There was an asylum near to where I grew up (back in the day when they still had asylums), where the patients were allowed to wander around the town, and walk along the seafront. None of them were dangerous, and they had enough presence of mind to navigate the small town. It was a pretty and safe neighbourhood, so I suspect the freedom and mental stimulation was very therapeutic for them. Even if the condition is incurable, surely it’s important to give these patients as much comfort and enjoyment as we can.
C P Stetson suggests in The Yellow Wall-paper that the boredom and isolation turn the mild mental illness into full-blown psychosis. The story is told in the first person, and uses the motif of the ‘unreliable narrator’. The story may have an autobiographical tilt, which makes it all the more chilling.

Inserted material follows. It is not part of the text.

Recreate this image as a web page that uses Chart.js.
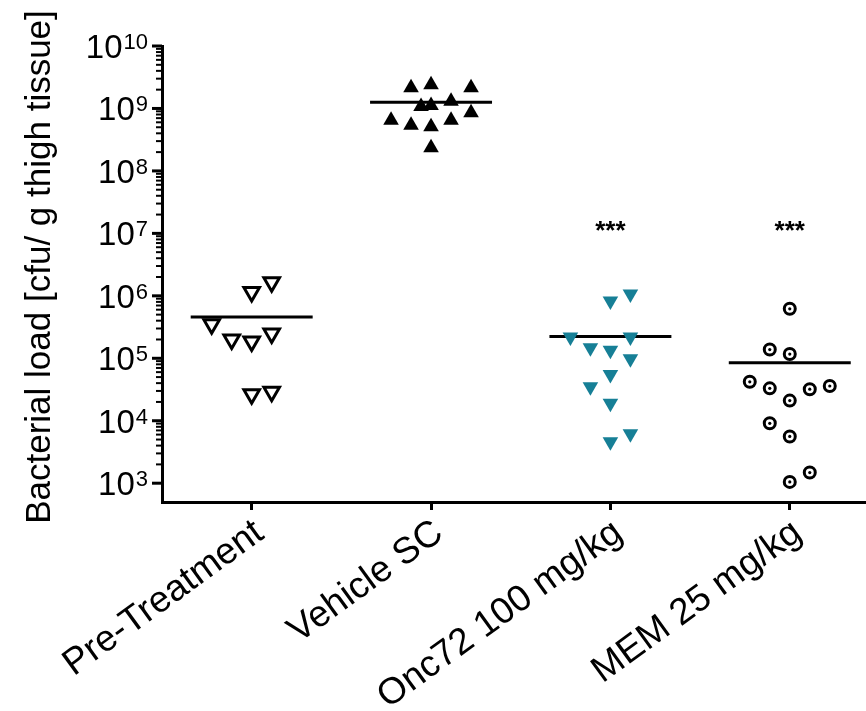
<!DOCTYPE html>
<html>
<head>
<meta charset="utf-8">
<script src="https://cdn.jsdelivr.net/npm/chart.js@4.4.0/dist/chart.umd.min.js"></script>
<style>
  html, body { margin: 0; padding: 0; background: #fff; }
</style>
</head>
<body>
<canvas id="chart" width="866" height="711"></canvas>
<script>
const groups = ['Pre-Treatment', 'Vehicle SC', 'Onc72 100 mg/kg', 'MEM 25 mg/kg'];

// bacterial load per animal [cfu / g thigh tissue]
const preTreatment = [1.15e6, 1.65e6, 3.5e5, 2.0e5, 1.85e5, 2.5e5, 2.65e4, 2.9e4];
const vehicleSC = [2.15e9, 2.4e9, 2.15e9, 1.07e9, 1.12e9, 1.3e9, 8.5e8, 6.5e8, 5.4e8, 5.1e8, 6.5e8, 2.35e8];
const onc72 = [8.3e5, 1.07e6, 2.2e5, 2.2e5, 1.48e5, 1.35e5, 9.8e4, 5.5e4, 3.5e4, 1.9e4, 6.2e3, 4.6e3];
const mem25 = [6.2e5, 1.38e5, 1.17e5, 4.2e4, 3.3e4, 2.1e4, 3.2e4, 3.6e4, 9.1e3, 5.6e3, 1.05e3, 1.48e3];

// side-by-side slot of each animal inside its column
const preTreatmentSlot = [0, 1, -2, -1, 0, 1, 0, 1];
const vehicleSCSlot = [-1, 0, 2, -0.5, 0, 1, 2, -2, -1, 0, 1, 0];
const onc72Slot = [0, 1, -2, 1, -1, 0, 1, 0, -1, 0, 1, 0];
const mem25Slot = [0, -1, 0, -2, -1, 0, 1, 2, -1, 0, 0, 1];

// group means (horizontal bars)
const groupMeans = [4.6e5, 1.26e9, 2.24e5, 8.5e4];

// significance vs. vehicle
const sigMarks = ['', '', '***', '***'];
const sigLevel = 1.23e7;

const yDecades = [3, 4, 5, 6, 7, 8, 9, 10];

const FONT = "'Liberation Sans', Arial, sans-serif";
const TEAL = '#167f96';
const jitterStep = 0.1115;
const meanHalfWidth = 0.34;

const toPoints = (values, slots, col) => values.map((v, k) => ({ x: col + slots[k] * jitterStep, y: v }));

const meanLines = groupMeans.map((m, i) => ({
    type: 'line',
    data: [{ x: i - meanHalfWidth, y: m }, { x: i + meanHalfWidth, y: m }],
    borderColor: '#000',
    borderWidth: 3,
    pointRadius: 0,
    showLine: true,
    order: 2
}));

const axisDecor = {
    id: 'axisDecor',
    afterDraw(chart) {
        const { ctx, chartArea, scales: { x, y } } = chart;
        ctx.save();
        ctx.fillStyle = '#000';
        ctx.strokeStyle = '#000';

        // log ticks + 10^n labels
        const labelRight = 148;
        y.ticks.forEach(t => {
            const py = y.getPixelForValue(t.value);
            ctx.lineWidth = t.major ? 3 : 2;
            ctx.beginPath();
            ctx.moveTo(chartArea.left, py);
            ctx.lineTo(chartArea.left - (t.major ? 10 : 6), py);
            ctx.stroke();
            if (t.major) {
                const exp = String(Math.round(Math.log10(t.value)));
                ctx.font = '22px ' + FONT;
                const we = ctx.measureText(exp).width;
                ctx.textAlign = 'left';
                ctx.textBaseline = 'alphabetic';
                ctx.fillText(exp, labelRight - we, py + 3);
                ctx.font = '33px ' + FONT;
                ctx.textAlign = 'right';
                ctx.fillText('10', labelRight - we - 1, py + 12);
            }
        });

        // axis title
        ctx.save();
        ctx.translate(40, 267);
        ctx.rotate(-Math.PI / 2);
        ctx.font = '35px ' + FONT;
        ctx.textAlign = 'center';
        ctx.textBaseline = 'middle';
        ctx.fillText('Bacterial load [cfu/ g thigh tissue]', 0, 0);
        ctx.restore();

        // significance stars
        ctx.font = 'bold 26px ' + FONT;
        ctx.textAlign = 'center';
        ctx.textBaseline = 'alphabetic';
        sigMarks.forEach((s, i) => {
            if (s) ctx.fillText(s, x.getPixelForValue(i), y.getPixelForValue(sigLevel) + 11);
        });
        ctx.restore();
    }
};

Chart.defaults.font.family = FONT;
Chart.defaults.color = '#000';

new Chart(document.getElementById('chart'), {
    type: 'scatter',
    data: {
        datasets: [
            {
                data: toPoints(preTreatment, preTreatmentSlot, 0),
                pointStyle: 'triangle', rotation: 180, pointRadius: 9,
                backgroundColor: '#fff', borderColor: '#000', borderWidth: 3, order: 1
            },
            {
                data: toPoints(vehicleSC, vehicleSCSlot, 1),
                pointStyle: 'triangle', rotation: 0, pointRadius: 9,
                backgroundColor: '#000', borderWidth: 0, order: 1
            },
            {
                data: toPoints(onc72, onc72Slot, 2),
                pointStyle: 'triangle', rotation: 180, pointRadius: 9,
                backgroundColor: TEAL, borderWidth: 0, order: 1
            },
            {
                data: toPoints(mem25, mem25Slot, 3),
                pointStyle: 'circle', pointRadius: 5.5,
                backgroundColor: '#fff', borderColor: '#000', borderWidth: 3, order: 1
            },
            {
                data: toPoints(mem25, mem25Slot, 3),
                pointStyle: 'circle', pointRadius: 1.6,
                backgroundColor: '#000', borderWidth: 0, order: 0
            },
            ...meanLines
        ]
    },
    options: {
        responsive: false,
        animation: false,
        clip: false,
        layout: { autoPadding: false, padding: { top: 46, right: 0, left: 0, bottom: 0 } },
        plugins: { legend: { display: false }, tooltip: { enabled: false } },
        scales: {
            x: {
                type: 'linear',
                min: -0.5,
                max: 3.425,
                afterBuildTicks: scale => { scale.ticks = groups.map((g, i) => ({ value: i })); },
                afterFit: scale => {
                    scale.height = 209;
                    scale.paddingLeft = 0;
                    scale.paddingRight = 0;
                },
                ticks: {
                    callback: value => groups[value],
                    font: { size: 37 },
                    minRotation: 36,
                    maxRotation: 36,
                    labelOffset: 8,
                    padding: 1
                },
                grid: { display: true, drawOnChartArea: false, drawTicks: true, tickLength: 8, lineWidth: 3, color: '#000' },
                border: { display: true, width: 3, color: '#000' }
            },
            y: {
                type: 'logarithmic',
                min: 500,
                max: 1e10,
                afterBuildTicks: scale => {
                    const list = [];
                    yDecades.forEach(d => {
                        const steps = d === 10 ? 1 : 9;
                        for (let m = 1; m <= steps; m++) list.push({ value: m * Math.pow(10, d), major: m === 1 });
                    });
                    scale.ticks = list;
                },
                afterFit: scale => { scale.width = 162; },
                ticks: { display: false },
                grid: { display: false },
                border: { display: true, width: 3, color: '#000' }
            }
        }
    },
    plugins: [axisDecor]
});
</script>
</body>
</html>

Bret Easton Ellis uses a similar device in American Psycho. (Please don’t read this if you’re squeamish, it’s good but really disturbing, the clue is in the title.) The story is told in the first person by the protagonist, initially he is neurotic and obsessive but able to hold down a job and function in society. He becomes increasingly unhinged throughout the novel. His deranged state of mind is brought about by his heavy use of prescription and non-prescription drugs. I like that his psychosis is somewhat self-induced in this way, unlike the heroine of The Yellow Wall-paper, who is essentially a prisoner. American Psycho and The Yellow Wall-paper are written in the present tense, this is fairly unusual in fiction, but it works really well.
Very often novels and short stories are narrated by some sort of observer, this can give a good all-round perspective on the events in the story, but it can be more exciting to be inside the mind of the character, even if we don’t entirely understand everything which is going on. This device is particularly pertinent for stories about the battle between madness and sanity.